La « transformation » ou « digestion » citée précédemment permet de s’armer contre ce que Montaigne appelle le savoir « purement livresque », qui n’a qu’une valeur secondaire; c’est grâce à elle qu’on parvient à connaître « sans avoir à se référer au modèle, sans tourner les yeux vers son livre » (nous dirions aujourd’hui : son téléphone).

L’expérience et la connaissance superficielle.

Montaigne pourfend la superficie de la connaissance française, en lui adressant la critique suivante au début du chapitre 25 de ses Essais :

Pour moi, je vois mieux encore que tout autre que ce ne sont ici, dans ce livre, que des rêvasseries d’un homme qui n’a croqué, dans son enfance, que la croûte des sciences, et n’en a retenu qu’un aperçu général et informe : un peu de chaque chose, et rien d’approfondi, à la française. (Montaigne, Essais, p. 201)

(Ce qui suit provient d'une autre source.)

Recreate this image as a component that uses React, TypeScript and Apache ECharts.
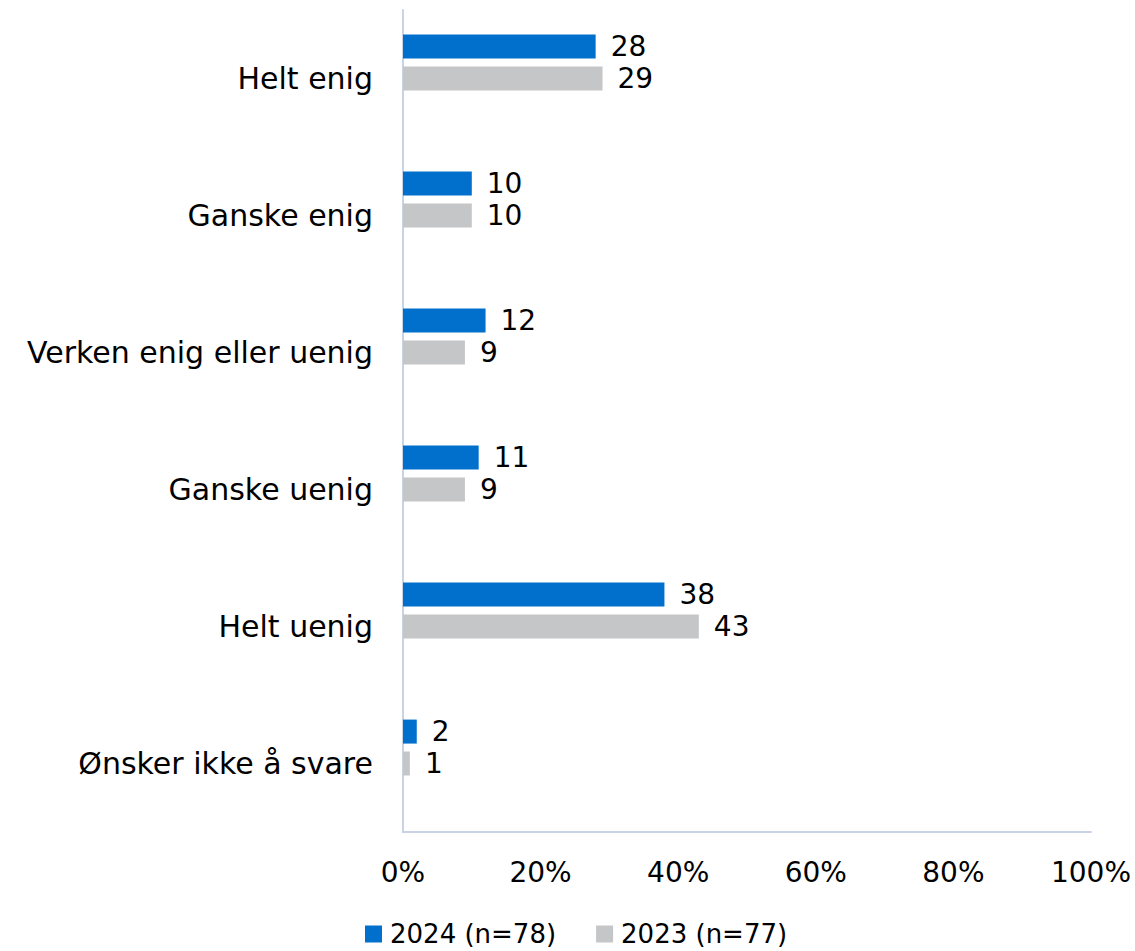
import React, { useEffect, useRef } from "react";
import * as echarts from "echarts";

const categories = [
  "Helt enig",
  "Ganske enig",
  "Verken enig eller uenig",
  "Ganske uenig",
  "Helt uenig",
  "Ønsker ikke å svare",
];
const values2024 = [28, 10, 12, 11, 38, 2];
const values2023 = [29, 10, 9, 9, 43, 1];
const placeholder = ["-", "-", "-", "-", "-", "-"];
const seriesNames = ["2024 (n=78)", "2023 (n=77)"];
const xTicks = { min: 0, max: 100, interval: 20 };

const FONT = "DejaVu Sans";

export default function App() {
  const ref = useRef<HTMLDivElement>(null);
  useEffect(() => {
    document.body.style.margin = "0";
    if (!ref.current) return;
    const chart = echarts.init(ref.current, null, { renderer: "svg" });
    const label = {
      show: true,
      position: "right",
      distance: 15,
      color: "#000",
      fontFamily: FONT,
      fontSize: 28,
    };
    chart.setOption({
      animation: false,
      backgroundColor: "#fff",
      textStyle: { fontFamily: FONT },
      grid: { left: 403, right: 44, top: 10, bottom: 119, containLabel: false },
      legend: {
        data: seriesNames,
        left: 365,
        top: 919,
        padding: 0,
        icon: "rect",
        itemWidth: 17,
        itemHeight: 17,
        itemGap: 40,
        textStyle: {
          fontFamily: FONT,
          fontSize: 26,
          lineHeight: 30,
          color: "#000",
          padding: [0, 0, 0, 3],
        },
      },
      xAxis: {
        type: "value",
        min: xTicks.min,
        max: xTicks.max,
        interval: xTicks.interval,
        axisLine: { show: true, lineStyle: { color: "#c8d4e6", width: 2 } },
        axisTick: { show: false },
        splitLine: { show: false },
        axisLabel: {
          formatter: "{value}%",
          color: "#000",
          fontFamily: FONT,
          fontSize: 28,
          margin: 26,
        },
      },
      yAxis: {
        type: "category",
        data: categories,
        inverse: true,
        axisLine: { show: true, lineStyle: { color: "#c8d4e6", width: 2 } },
        axisTick: { show: false },
        axisLabel: {
          color: "#000",
          fontFamily: FONT,
          fontSize: 30,
          margin: 30,
        },
      },
      series: [
        {
          name: seriesNames[0],
          type: "bar",
          data: values2024,
          barWidth: 24,
          barGap: "33%",
          itemStyle: { color: "#0070cc" },
          label,
        },
        {
          name: seriesNames[1],
          type: "bar",
          data: values2023,
          barWidth: 24,
          barGap: "33%",
          itemStyle: { color: "#c5c6c8" },
          label,
        },
        {
          name: "placeholder",
          type: "bar",
          data: placeholder,
          barWidth: 24,
          barGap: "33%",
          itemStyle: { color: "transparent" },
        },
      ],
    });
    return () => chart.dispose();
  }, []);
  return <div ref={ref} style={{ width: 1135, height: 951 }} />;
}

La connaissance superficielle, dépourvue d’expérience concrète, constitue d’ailleurs le piège dans lequel tombent les autodidactes dans Bouvard et Pécuchet, dont l’enthousiasme se bute à une réalité contraire à leurs idées mal renseignées (car non éprouvées).

Synthèse

Que peut-on apprendre des textes du passé sur l’éducation elle-même? Qu’une bonne éducation est une affaire d’idéaux, mais néanmoins critique et désintéressée; qu’on peut apprendre à condition d’assimiler et s’adresser à l’affect, par le théâtre ou le langage populaire; qu’il faut enfin remettre en question la place de l’autorité et éviter le savoir par cœur (« purement livresque » et spéculatif). La « bonne éducation » examinée dans ce texte est aujourd’hui en proie à une tutélisation massive exercée par les géants des technologies de l’information, lesquels enferment – à dessein – les citoyens dans des paradigmes que ceux-ci ne comprennent pas.

Pour renverser la vapeur, il faudrait, à la King Kong Théorie de Virginie Despentes, se (ré)approprier le langage informatique pour l’intégrer dans le vernaculaire de la masse populaire et lui donner un langage de rue – mais où est cette rue au temps du numérique?